Begin with the first line of the material and write out each line exactly, ending with the line that contains "ax.tick_params(axis='x', length=0, pad=6)". Pictures are not part of the copy.

.....

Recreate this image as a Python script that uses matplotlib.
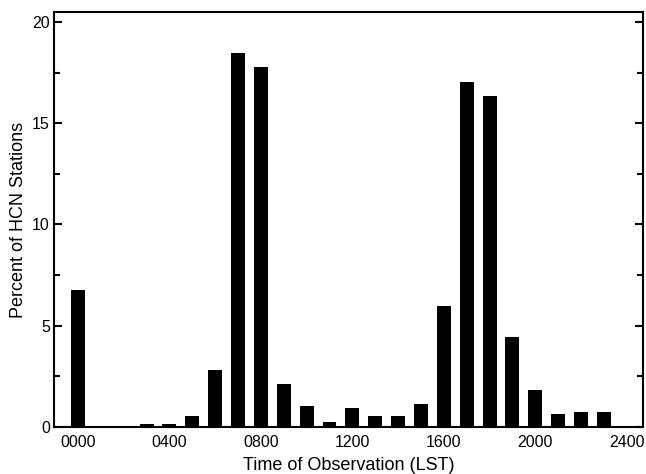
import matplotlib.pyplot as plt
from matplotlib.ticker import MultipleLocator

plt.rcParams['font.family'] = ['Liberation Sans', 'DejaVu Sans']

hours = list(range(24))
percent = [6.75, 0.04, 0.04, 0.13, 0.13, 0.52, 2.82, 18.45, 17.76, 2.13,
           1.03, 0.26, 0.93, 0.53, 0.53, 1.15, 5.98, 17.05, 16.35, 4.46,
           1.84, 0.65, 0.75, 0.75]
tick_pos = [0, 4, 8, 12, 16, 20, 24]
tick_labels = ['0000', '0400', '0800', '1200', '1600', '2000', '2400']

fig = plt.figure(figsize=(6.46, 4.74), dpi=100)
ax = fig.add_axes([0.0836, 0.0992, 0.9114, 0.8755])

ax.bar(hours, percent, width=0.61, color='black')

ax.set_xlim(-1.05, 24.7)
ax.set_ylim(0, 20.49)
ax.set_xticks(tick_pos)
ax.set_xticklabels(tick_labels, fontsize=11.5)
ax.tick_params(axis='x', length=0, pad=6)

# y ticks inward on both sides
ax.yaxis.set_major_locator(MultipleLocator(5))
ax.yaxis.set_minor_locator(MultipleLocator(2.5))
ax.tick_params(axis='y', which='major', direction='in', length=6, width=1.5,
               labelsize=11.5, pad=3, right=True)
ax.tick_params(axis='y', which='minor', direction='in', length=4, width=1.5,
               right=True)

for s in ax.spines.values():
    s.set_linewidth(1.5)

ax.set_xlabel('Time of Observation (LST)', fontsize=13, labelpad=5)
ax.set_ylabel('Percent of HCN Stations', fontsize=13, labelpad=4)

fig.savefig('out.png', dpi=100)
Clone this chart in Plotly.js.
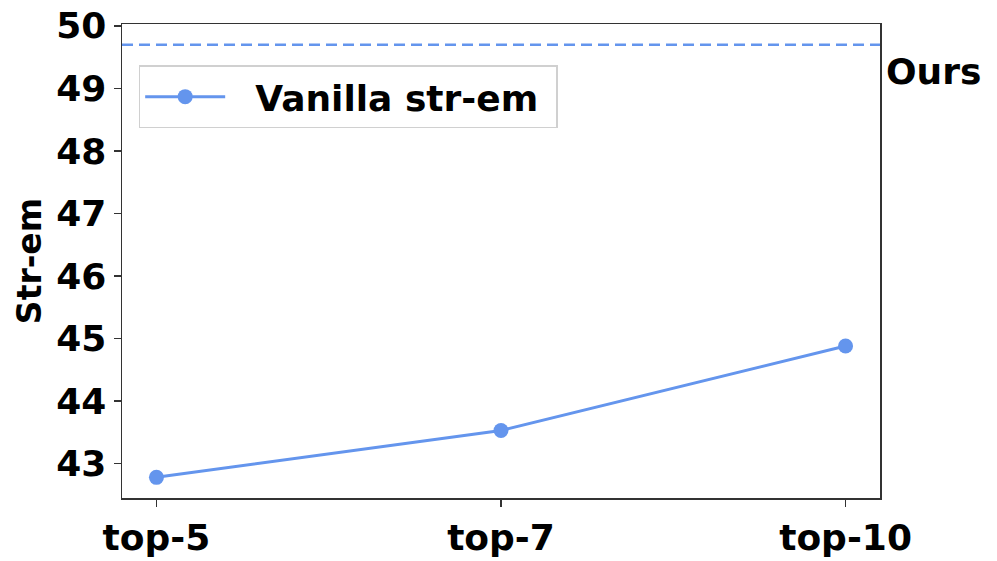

.....

THE ANSWER |
Recreate this image as a Python script that uses matplotlib.
import matplotlib.pyplot as plt
from matplotlib.ticker import MultipleLocator

plt.rcParams['font.family'] = ['Liberation Sans', 'DejaVu Sans']

hours = list(range(24))
percent = [6.75, 0.04, 0.04, 0.13, 0.13, 0.52, 2.82, 18.45, 17.76, 2.13,
           1.03, 0.26, 0.93, 0.53, 0.53, 1.15, 5.98, 17.05, 16.35, 4.46,
           1.84, 0.65, 0.75, 0.75]
tick_pos = [0, 4, 8, 12, 16, 20, 24]
tick_labels = ['0000', '0400', '0800', '1200', '1600', '2000', '2400']

fig = plt.figure(figsize=(6.46, 4.74), dpi=100)
ax = fig.add_axes([0.0836, 0.0992, 0.9114, 0.8755])

ax.bar(hours, percent, width=0.61, color='black')

ax.set_xlim(-1.05, 24.7)
ax.set_ylim(0, 20.49)
ax.set_xticks(tick_pos)
ax.set_xticklabels(tick_labels, fontsize=11.5)
ax.tick_params(axis='x', length=0, pad=6)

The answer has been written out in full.